Anyway, let's move on to sex and death, a near constant in the Ozon oeuvre. In The New Girlfriend, for example, after her childhood girlfriend dies, a woman eventually realizes she loved her deceased pal in a lesbianic fashion, which she now acts out with the dead woman’s husband who dresses in drag, making believe he is his ex-wife.

In Young & Beautiful, the aforementioned teenage hooker/student realizes a form of love for a much older john who dies mid-copulation within her. And so on and so forth.

Now here in Frantz, an amour connection begins again at the sounding of the death knell.

To find out why, I met up with the visually striking Ozon on one chilly New York City afternoon in his suite at the Le Parker Meridien, not far from Central Park. I asked: "Once again you combine death and sexuality in such a way that they transform lives. Most people do not think about sex and death simultaneously. We, in fact, often try to kick Death off the mattress. Can you explain the connection?"

"It's a big question," he responded. "I once made a short film when I was young called 'A Little Death.' I don't think it means the same thing in English and French. 'A little death' means 'orgasm' in French.'"


"You don’t say 'a little death' when you orgasm?" Ozon queried in a shocked manner.

"No, I don't think so. Possibly we say it when we don't get aroused."

"So it means nothing to you. For us, when you have a little death you orgasm."

"Ah, it sounds very Buddhist."

Ozone responds by giving away the film's plotline so we'll skip that chatter.

"The playwright Maurice Rostand was sort of a famous homosexual at the time," I note.

"He lived with his mother."

"Ah," I say. "Freud would have expected that. Because you knew Rostand was gay, is that why you expanded the homosexual subtext of the play?"

"No, I didn’t know about Maurice. . . . He was not a great writer. He was a socialite, but he was a pacifist like any intellectual after the First World War, and his play was very successful in France, but I didn't discover he was gay. This I wasn't aware of. We don't know if he had some affair, but he was like a queen. Do you say that? He was a figure of the thirties."

"He also wrote about Oscar Wilde," I add, reciting a factoid from Wikipedia.

"Yes," the director nods.

"If you had been born 20 to 30 years earlier, you might not have been able to include the homosexuality or homoerotica that's part and parcel of many of your films. Do you ever ponder that? Or do you ever look back at your favorite directors and think if they had been born now, they would have changed everything they did?"

Ozon smiles, "I don’t know, but I would have loved to have worked in the thirties and forties in Hollywood with all of the directors I adore, like all of the Germans such as Lubitsch, such as Billy Wilder, such as Hitchcock, who was English, such as all the Europeans who came to Hollywood. They came and made the best films. When you see their films today, they were able to deal with all of these feelings. I saw some days ago Rebecca, the Hitchcock film made in the forties, and it's all about homosexuality, too. I think it was another way of telling the story, but it was possible because they were clever and perverse enough to be able to say very important things about sexuality."

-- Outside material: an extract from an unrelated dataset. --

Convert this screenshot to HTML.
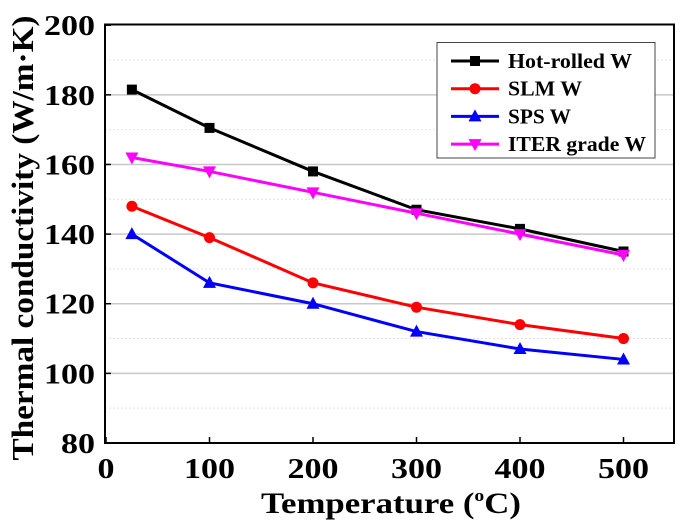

"You were once called a wunderkind," I recall.

"No more."

"On, there's a list someone composed that's titled the "Top Directors of All Time" that includes you along with Carl Dreyer, Stanley Kubrick, and Pier Pasolini. Do you believe it when people say you are so wonderful?"

"What is the question?"

"How do you react when people say you're one of the top directors?"

"They don't say that to me in France actually," Ozone laughs.

"Really? They like Jerry Lewis better than you?"

"I'm sure. I'm sure. I like Jerry Lewis, too. Some of his films are very good, but I don't care for honors. Prizes. For me what is important is to make movies, to have the freedom to make a film a year if I want, and to go in different directions. What is important is to have enough success to make the next film. I don’t look at the past, and I don't really care obviously."